### PROBLEM TO SOLVE
Extract exactly the lines from the top of the records through the line containing "const y = d3.scaleLinear().domain([0, 0.35]).range([B, T]);", and keep pictures out of the copy.

(Collected data)
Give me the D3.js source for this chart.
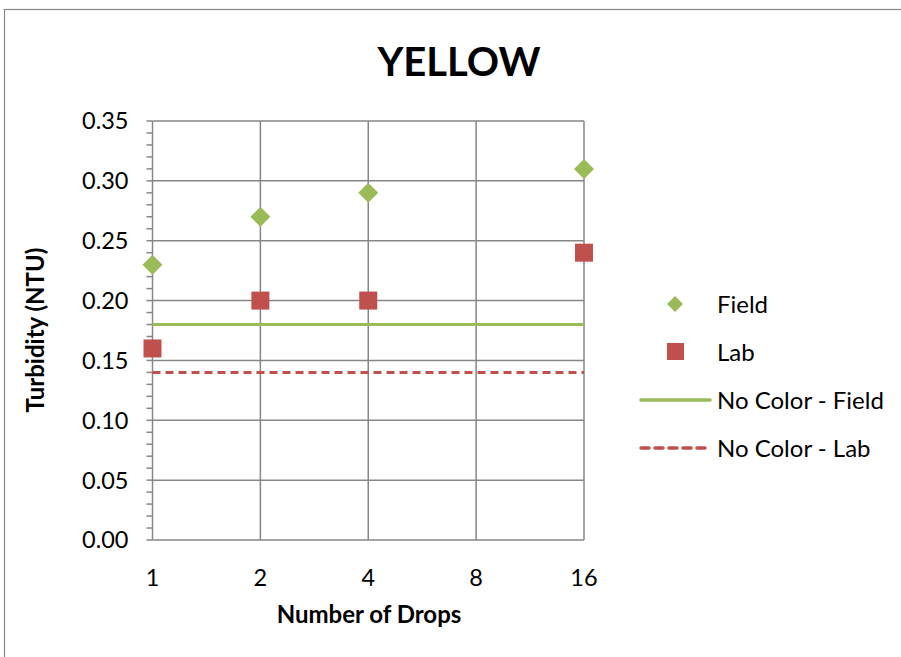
<!DOCTYPE html>
<html><head><meta charset="utf-8">
<script src="https://cdn.jsdelivr.net/npm/d3@7"></script>
<style>body{margin:0;background:#fff}svg{display:block}</style>
</head><body>
<svg id="c" width="901" height="657"></svg>
<script>
const drops = [1, 2, 4, 16];
const fieldValues = [0.23, 0.27, 0.29, 0.31];
const labValues = [0.16, 0.20, 0.20, 0.24];
const noColorField = 0.18;
const noColorLab = 0.14;
const xTicks = [1, 2, 4, 8, 16];
const yTicks = [0, 0.05, 0.10, 0.15, 0.20, 0.25, 0.30, 0.35];
const legendLabels = ["Field", "Lab", "No Color - Field", "No Color - Lab"];

const green = "#9BBB59", red = "#C0504D", grid = "#868686";
const font = "Lato, 'Open Sans', sans-serif";
const svg = d3.select("#c");

svg.append("rect").attr("x", 4.5).attr("y", 9.5).attr("width", 910).attr("height", 700)
  .attr("fill", "#fff").attr("stroke", "#868686").attr("stroke-width", 1.2);

const L = 152.5, R = 584, T = 121, B = 540;
const x = d3.scaleLog().base(2).domain([1, 16]).range([L, R]);
const y = d3.scaleLinear().domain([0, 0.35]).range([B, T]);

// gridlines
svg.append("g").selectAll("line").data(yTicks).join("line")
  .attr("x1", L).attr("x2", R).attr("y1", d => y(d)).attr("y2", d => y(d))
  .attr("stroke", grid).attr("stroke-width", 1.5);
svg.append("g").selectAll("line").data(xTicks).join("line")
  .attr("x1", d => x(d)).attr("x2", d => x(d)).attr("y1", T).attr("y2", B)
  .attr("stroke", grid).attr("stroke-width", 1.5);

// y axis with minor ticks
const minor = d3.range(0, 36).map(i => i / 100);
svg.append("g").selectAll("line").data(minor).join("line")
  .attr("x1", L - 6).attr("x2", L).attr("y1", d => y(d)).attr("y2", d => y(d))
  .attr("stroke", grid).attr("stroke-width", 1.5);
svg.append("g").selectAll("text").data(yTicks).join("text")
  .attr("x", L - 24).attr("y", d => y(d)).attr("dy", "0.36em")
  .attr("text-anchor", "end").attr("font-family", font).attr("font-size", 23.5)
  .text(d => d3.format(".2f")(d));

// x labels
svg.append("g").selectAll("text").data(xTicks).join("text")
  .attr("x", d => x(d)).attr("y", 586).attr("text-anchor", "middle")
  .attr("font-family", font).attr("font-size", 23.5).text(d => d);

// reference lines
svg.append("line").attr("x1", L).attr("x2", R).attr("y1", y(noColorField)).attr("y2", y(noColorField))
  .attr("stroke", green).attr("stroke-width", 3);
svg.append("line").attr("x1", L).attr("x2", R).attr("y1", y(noColorLab)).attr("y2", y(noColorLab))
  .attr("stroke", red).attr("stroke-width", 3).attr("stroke-dasharray", "8,5");

// markers
const field = drops.map((d, i) => ({x: d, y: fieldValues[i]}));
const lab = drops.map((d, i) => ({x: d, y: labValues[i]}));
svg.append("g").selectAll("path").data(field).join("path")
  .attr("d", d => { const cx = x(d.x), cy = y(d.y), r = 10; return `M${cx},${cy-r}L${cx+r},${cy}L${cx},${cy+r}L${cx-r},${cy}Z`; })
  .attr("fill", green);
svg.append("g").selectAll("rect").data(lab).join("rect")
  .attr("x", d => x(d.x) - 9).attr("y", d => y(d.y) - 9).attr("width", 18).attr("height", 18)
  .attr("fill", red);

// title
svg.append("text").attr("x", 459).attr("y", 76).attr("text-anchor", "middle")
  .attr("font-family", font).attr("font-weight", "bold").attr("font-size", 40).text("YELLOW");
svg.append("text").attr("x", 369).attr("y", 623).attr("text-anchor", "middle")
  .attr("font-family", font).attr("font-weight", "bold").attr("font-size", 24).text("Number of Drops");
svg.append("text").attr("transform", "translate(44,330) rotate(-90)").attr("text-anchor", "middle")
  .attr("font-family", font).attr("font-weight", "bold").attr("font-size", 24).text("Turbidity (NTU)");

// legend
const ly = [304, 352, 400, 448];
const lg = svg.append("g");
lg.append("path").attr("d", `M675,${ly[0]-8}L683,${ly[0]}L675,${ly[0]+8}L667,${ly[0]}Z`).attr("fill", green);
lg.append("rect").attr("x", 667).attr("y", ly[1] - 9).attr("width", 17).attr("height", 17).attr("fill", red);
lg.append("line").attr("x1", 641).attr("x2", 710).attr("y1", ly[2]).attr("y2", ly[2]).attr("stroke", green).attr("stroke-width", 3.5).attr("stroke-linecap", "round");
lg.append("line").attr("x1", 641).attr("x2", 710).attr("y1", ly[3]).attr("y2", ly[3]).attr("stroke", red).attr("stroke-width", 3.5).attr("stroke-dasharray", "8,6").attr("stroke-linecap", "round");
lg.selectAll("text").data(legendLabels).join("text")
  .attr("x", 717).attr("y", (d, i) => ly[i]).attr("dy", "0.36em")
  .attr("font-family", font).attr("font-size", 24).text(d => d);
</script>
</body></html>
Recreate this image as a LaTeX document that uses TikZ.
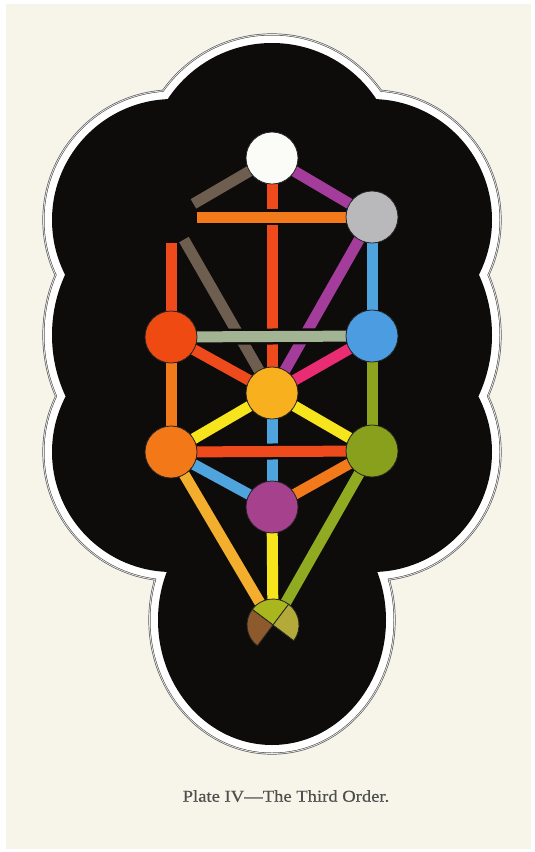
\documentclass[tikz,border=0pt]{standalone}
\usepackage{fontspec}
\usepackage{tikz}
\usepackage{xcolor}

\newfontfamily\platefont[FakeStretch=1.12,FakeBold=0.6]{Liberation Serif}

\definecolor{pagecream}{HTML}{F7F5EA}
\definecolor{voidblack}{HTML}{0E0B0B}
\definecolor{rimgrey}{HTML}{5A5A5A}
\definecolor{captiongrey}{HTML}{4E4E4E}
\definecolor{keterwhite}{HTML}{FBFBF8}
\definecolor{chokgrey}{HTML}{B9B9BC}
\definecolor{chesedblue}{HTML}{4C9CE2}
\definecolor{geburared}{HTML}{EE4A12}
\definecolor{tiphgold}{HTML}{F8B01E}
\definecolor{netzgreen}{HTML}{88A01C}
\definecolor{hodorange}{HTML}{F27818}
\definecolor{yesodpurple}{HTML}{A6418E}
\definecolor{malktop}{HTML}{AAB61E}
\definecolor{malkleft}{HTML}{8C5A2C}
\definecolor{malkright}{HTML}{B4AA3A}
\definecolor{pathpurple}{HTML}{A43C9C}
\definecolor{pathbrown}{HTML}{6E5E50}
\definecolor{pathred}{HTML}{EE4A1C}
\definecolor{pathorange}{HTML}{F27A1A}
\definecolor{pathblue}{HTML}{50A4DE}
\definecolor{pathsage}{HTML}{A2B494}
\definecolor{pathcrimson}{HTML}{EA2C72}
\definecolor{patholive}{HTML}{8CA41E}
\definecolor{pathyellow}{HTML}{F6E41C}
\definecolor{pathamber}{HTML}{F4AE2E}
\definecolor{pathgreen}{HTML}{90AA22}

\newcommand{\cloudshape}[2]{%
  \fill[#2] (272,168) circle[radius=125+#1]
    (173,220) circle[radius=121+#1] (371,220) circle[radius=121+#1]
    (197,335) circle[radius=145+#1] (347,335) circle[radius=145+#1]
    (172,452) circle[radius=120+#1] (372,452) circle[radius=120+#1]
    (272,620) ellipse[x radius=114+#1, y radius=125+#1];}

\pgfdeclarelayer{cloud}
\pgfdeclarelayer{paths}
\pgfsetlayers{cloud,paths,main}

\begin{document}
\begin{tikzpicture}[
  x=1pt, y=-1pt,
  disc/.style={
    circle,
    draw=black!85,
    line width=0.8pt,
    inner sep=0pt,
    outer sep=0pt,
    minimum size=52pt,
  },
  bar/.style={line width=11pt, preaction={draw=voidblack, line width=16pt}},
  quarter/.style={draw=black!85, line width=0.8pt},
  caption/.style={
    font=\platefont\fontsize{16.6}{18}\selectfont,
    text=captiongrey,
    inner sep=0pt,
    anchor=base,
  },
]
\useasboundingbox (0,0) rectangle (535,852);

\begin{pgfonlayer}{cloud}
\fill[white] (0,0) rectangle (535,852);
\fill[pagecream] (6,4) rectangle (531,849);
\cloudshape{9.6}{rimgrey}
\cloudshape{8.9}{white}
\cloudshape{8.2}{rimgrey}
\cloudshape{7.5}{white}
\cloudshape{0}{voidblack}
\end{pgfonlayer}

\node[disc, fill=keterwhite] (kether) at (272,158) {};
\node[disc, fill=chokgrey] (chokmah) at (372,217) {};
\node[disc, draw=none] (binah) at (171,217) {};
\node[disc, fill=chesedblue] (chesed) at (372,336) {};
\node[disc, fill=geburared] (geburah) at (171,337) {};
\node[disc, fill=tiphgold] (tiphareth) at (272,393) {};
\node[disc, fill=netzgreen] (netzach) at (372,451) {};
\node[disc, fill=hodorange] (hod) at (171,452) {};
\node[disc, fill=yesodpurple] (yesod) at (272,507) {};
\node[disc, draw=none] (malkuth) at (273,625) {};

\filldraw[quarter, fill=malktop] (malkuth.center) -- ++(-53:26) arc[start angle=-53, end angle=-143, radius=26] -- cycle;
\filldraw[quarter, fill=malkleft] (malkuth.center) -- ++(-143:26) arc[start angle=-143, end angle=-233, radius=26] -- cycle;
\filldraw[quarter, fill=malkright] (malkuth.center) -- ++(37:26) arc[start angle=37, end angle=-53, radius=26] -- cycle;

\begin{pgfonlayer}{paths}
\draw[bar, draw=pathpurple] (kether) -- (chokmah);
\draw[bar, draw=pathbrown] (kether) -- (binah);
\draw[bar, draw=pathred] (kether) -- (tiphareth);
\draw[bar, draw=pathblue] (chokmah) -- (chesed);
\draw[bar, draw=pathpurple] (chokmah) -- (tiphareth);
\draw[bar, draw=pathred] (binah) -- (geburah);
\draw[bar, draw=pathbrown] (binah) -- (tiphareth);
\draw[bar, draw=pathcrimson] (chesed) -- (tiphareth);
\draw[bar, draw=patholive] (chesed) -- (netzach);
\draw[bar, draw=pathred] (geburah) -- (tiphareth);
\draw[bar, draw=pathorange] (geburah) -- (hod);
\draw[bar, draw=pathyellow] (tiphareth) -- (netzach);
\draw[bar, draw=pathyellow] (tiphareth) -- (hod);
\draw[bar, draw=pathblue] (tiphareth) -- (yesod);
\draw[bar, draw=pathorange] (netzach) -- (yesod);
\draw[bar, draw=pathblue] (hod) -- (yesod);
\draw[bar, draw=pathamber] (hod) -- (malkuth);
\draw[bar, draw=pathgreen] (netzach) -- (malkuth);
\draw[bar, draw=pathyellow] (yesod) -- (malkuth);
\draw[bar, draw=pathorange] (chokmah) -- (binah);
\draw[bar, draw=pathsage] (chesed) -- (geburah);
\draw[bar, draw=pathred] (hod) -- (netzach);
\end{pgfonlayer}

\node[caption] (plate_caption) at (286,801.7) {Plate IV—The Third Order.};

\end{tikzpicture}
\end{document}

### WRITTEN ANSWER
Give me the D3.js source for this chart.
<!DOCTYPE html>
<html><head><meta charset="utf-8">
<script src="https://cdn.jsdelivr.net/npm/d3@7"></script>
<style>body{margin:0;background:#fff}svg{display:block}</style>
</head><body>
<svg id="c" width="901" height="657"></svg>
<script>
const drops = [1, 2, 4, 16];
const fieldValues = [0.23, 0.27, 0.29, 0.31];
const labValues = [0.16, 0.20, 0.20, 0.24];
const noColorField = 0.18;
const noColorLab = 0.14;
const xTicks = [1, 2, 4, 8, 16];
const yTicks = [0, 0.05, 0.10, 0.15, 0.20, 0.25, 0.30, 0.35];
const legendLabels = ["Field", "Lab", "No Color - Field", "No Color - Lab"];

const green = "#9BBB59", red = "#C0504D", grid = "#868686";
const font = "Lato, 'Open Sans', sans-serif";
const svg = d3.select("#c");

svg.append("rect").attr("x", 4.5).attr("y", 9.5).attr("width", 910).attr("height", 700)
  .attr("fill", "#fff").attr("stroke", "#868686").attr("stroke-width", 1.2);

const L = 152.5, R = 584, T = 121, B = 540;
const x = d3.scaleLog().base(2).domain([1, 16]).range([L, R]);
const y = d3.scaleLinear().domain([0, 0.35]).range([B, T]);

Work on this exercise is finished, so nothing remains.